--- Start of Collected data ---

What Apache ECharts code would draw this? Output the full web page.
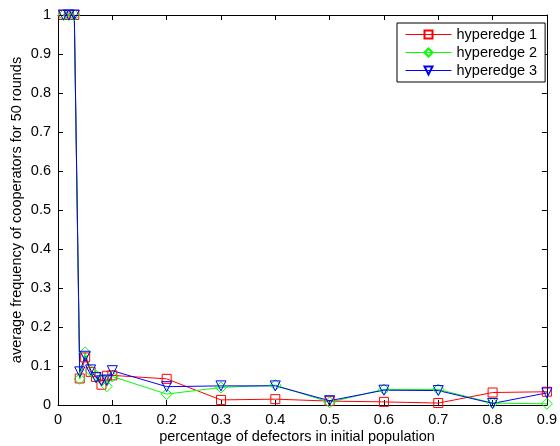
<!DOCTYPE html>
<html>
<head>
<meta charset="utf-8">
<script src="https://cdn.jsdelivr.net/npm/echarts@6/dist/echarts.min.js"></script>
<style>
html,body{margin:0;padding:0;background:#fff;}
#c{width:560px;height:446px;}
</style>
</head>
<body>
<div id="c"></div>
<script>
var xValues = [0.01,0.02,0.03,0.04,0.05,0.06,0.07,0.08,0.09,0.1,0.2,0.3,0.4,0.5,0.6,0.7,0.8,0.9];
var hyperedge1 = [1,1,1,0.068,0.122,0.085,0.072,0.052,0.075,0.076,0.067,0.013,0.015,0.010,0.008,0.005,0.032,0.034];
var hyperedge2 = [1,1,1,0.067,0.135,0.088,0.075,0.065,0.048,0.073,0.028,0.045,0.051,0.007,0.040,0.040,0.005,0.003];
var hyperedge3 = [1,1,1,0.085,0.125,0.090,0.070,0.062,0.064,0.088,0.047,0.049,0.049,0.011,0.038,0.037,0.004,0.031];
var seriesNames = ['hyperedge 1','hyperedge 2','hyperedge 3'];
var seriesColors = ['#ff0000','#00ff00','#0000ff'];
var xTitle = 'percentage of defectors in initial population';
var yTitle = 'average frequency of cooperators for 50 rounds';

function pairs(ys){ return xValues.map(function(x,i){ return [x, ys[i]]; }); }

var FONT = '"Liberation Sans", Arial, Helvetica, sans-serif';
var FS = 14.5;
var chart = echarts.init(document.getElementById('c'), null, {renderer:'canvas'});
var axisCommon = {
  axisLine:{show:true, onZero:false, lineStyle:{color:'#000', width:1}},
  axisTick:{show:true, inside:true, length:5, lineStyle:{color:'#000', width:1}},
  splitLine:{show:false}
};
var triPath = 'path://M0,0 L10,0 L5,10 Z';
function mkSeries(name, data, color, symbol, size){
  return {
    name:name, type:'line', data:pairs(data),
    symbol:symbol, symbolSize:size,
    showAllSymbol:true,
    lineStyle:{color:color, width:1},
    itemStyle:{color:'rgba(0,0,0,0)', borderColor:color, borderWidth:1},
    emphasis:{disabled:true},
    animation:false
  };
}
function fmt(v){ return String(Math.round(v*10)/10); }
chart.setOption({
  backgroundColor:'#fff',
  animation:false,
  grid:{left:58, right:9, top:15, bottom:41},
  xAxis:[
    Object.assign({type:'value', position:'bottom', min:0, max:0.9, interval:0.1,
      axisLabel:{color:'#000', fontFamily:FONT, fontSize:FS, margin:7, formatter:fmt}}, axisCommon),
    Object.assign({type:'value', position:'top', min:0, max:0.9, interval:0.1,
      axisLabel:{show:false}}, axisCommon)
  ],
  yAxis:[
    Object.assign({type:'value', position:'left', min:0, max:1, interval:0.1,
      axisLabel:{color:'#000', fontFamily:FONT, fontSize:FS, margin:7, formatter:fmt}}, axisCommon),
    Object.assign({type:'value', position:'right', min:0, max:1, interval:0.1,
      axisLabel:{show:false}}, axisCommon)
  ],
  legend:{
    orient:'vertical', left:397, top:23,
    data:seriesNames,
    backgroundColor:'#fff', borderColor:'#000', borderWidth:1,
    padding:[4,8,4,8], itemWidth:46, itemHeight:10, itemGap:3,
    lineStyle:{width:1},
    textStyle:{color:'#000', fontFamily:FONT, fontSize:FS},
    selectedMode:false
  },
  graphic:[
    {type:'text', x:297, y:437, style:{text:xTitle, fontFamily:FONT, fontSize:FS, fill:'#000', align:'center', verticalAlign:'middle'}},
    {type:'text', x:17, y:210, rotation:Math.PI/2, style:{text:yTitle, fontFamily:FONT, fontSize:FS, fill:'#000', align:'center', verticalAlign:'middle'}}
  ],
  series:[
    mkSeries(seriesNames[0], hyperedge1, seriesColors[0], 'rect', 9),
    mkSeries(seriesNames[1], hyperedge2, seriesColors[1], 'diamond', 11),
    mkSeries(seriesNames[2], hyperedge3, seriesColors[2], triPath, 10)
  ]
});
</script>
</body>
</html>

--- End of Collected data ---

Repeat the data exactly, dropping every picture it holds.

What Apache ECharts code would draw this? Output the full web page.
<!DOCTYPE html>
<html>
<head>
<meta charset="utf-8">
<script src="https://cdn.jsdelivr.net/npm/echarts@6/dist/echarts.min.js"></script>
<style>
html,body{margin:0;padding:0;background:#fff;}
#c{width:560px;height:446px;}
</style>
</head>
<body>
<div id="c"></div>
<script>
var xValues = [0.01,0.02,0.03,0.04,0.05,0.06,0.07,0.08,0.09,0.1,0.2,0.3,0.4,0.5,0.6,0.7,0.8,0.9];
var hyperedge1 = [1,1,1,0.068,0.122,0.085,0.072,0.052,0.075,0.076,0.067,0.013,0.015,0.010,0.008,0.005,0.032,0.034];
var hyperedge2 = [1,1,1,0.067,0.135,0.088,0.075,0.065,0.048,0.073,0.028,0.045,0.051,0.007,0.040,0.040,0.005,0.003];
var hyperedge3 = [1,1,1,0.085,0.125,0.090,0.070,0.062,0.064,0.088,0.047,0.049,0.049,0.011,0.038,0.037,0.004,0.031];
var seriesNames = ['hyperedge 1','hyperedge 2','hyperedge 3'];
var seriesColors = ['#ff0000','#00ff00','#0000ff'];
var xTitle = 'percentage of defectors in initial population';
var yTitle = 'average frequency of cooperators for 50 rounds';

function pairs(ys){ return xValues.map(function(x,i){ return [x, ys[i]]; }); }

var FONT = '"Liberation Sans", Arial, Helvetica, sans-serif';
var FS = 14.5;
var chart = echarts.init(document.getElementById('c'), null, {renderer:'canvas'});
var axisCommon = {
  axisLine:{show:true, onZero:false, lineStyle:{color:'#000', width:1}},
  axisTick:{show:true, inside:true, length:5, lineStyle:{color:'#000', width:1}},
  splitLine:{show:false}
};
var triPath = 'path://M0,0 L10,0 L5,10 Z';
function mkSeries(name, data, color, symbol, size){
  return {
    name:name, type:'line', data:pairs(data),
    symbol:symbol, symbolSize:size,
    showAllSymbol:true,
    lineStyle:{color:color, width:1},
    itemStyle:{color:'rgba(0,0,0,0)', borderColor:color, borderWidth:1},
    emphasis:{disabled:true},
    animation:false
  };
}
function fmt(v){ return String(Math.round(v*10)/10); }
chart.setOption({
  backgroundColor:'#fff',
  animation:false,
  grid:{left:58, right:9, top:15, bottom:41},
  xAxis:[
    Object.assign({type:'value', position:'bottom', min:0, max:0.9, interval:0.1,
      axisLabel:{color:'#000', fontFamily:FONT, fontSize:FS, margin:7, formatter:fmt}}, axisCommon),
    Object.assign({type:'value', position:'top', min:0, max:0.9, interval:0.1,
      axisLabel:{show:false}}, axisCommon)
  ],
  yAxis:[
    Object.assign({type:'value', position:'left', min:0, max:1, interval:0.1,
      axisLabel:{color:'#000', fontFamily:FONT, fontSize:FS, margin:7, formatter:fmt}}, axisCommon),
    Object.assign({type:'value', position:'right', min:0, max:1, interval:0.1,
      axisLabel:{show:false}}, axisCommon)
  ],
  legend:{
    orient:'vertical', left:397, top:23,
    data:seriesNames,
    backgroundColor:'#fff', borderColor:'#000', borderWidth:1,
    padding:[4,8,4,8], itemWidth:46, itemHeight:10, itemGap:3,
    lineStyle:{width:1},
    textStyle:{color:'#000', fontFamily:FONT, fontSize:FS},
    selectedMode:false
  },
  graphic:[
    {type:'text', x:297, y:437, style:{text:xTitle, fontFamily:FONT, fontSize:FS, fill:'#000', align:'center', verticalAlign:'middle'}},
    {type:'text', x:17, y:210, rotation:Math.PI/2, style:{text:yTitle, fontFamily:FONT, fontSize:FS, fill:'#000', align:'center', verticalAlign:'middle'}}
  ],
  series:[
    mkSeries(seriesNames[0], hyperedge1, seriesColors[0], 'rect', 9),
    mkSeries(seriesNames[1], hyperedge2, seriesColors[1], 'diamond', 11),
    mkSeries(seriesNames[2], hyperedge3, seriesColors[2], triPath, 10)
  ]
});
</script>
</body>
</html>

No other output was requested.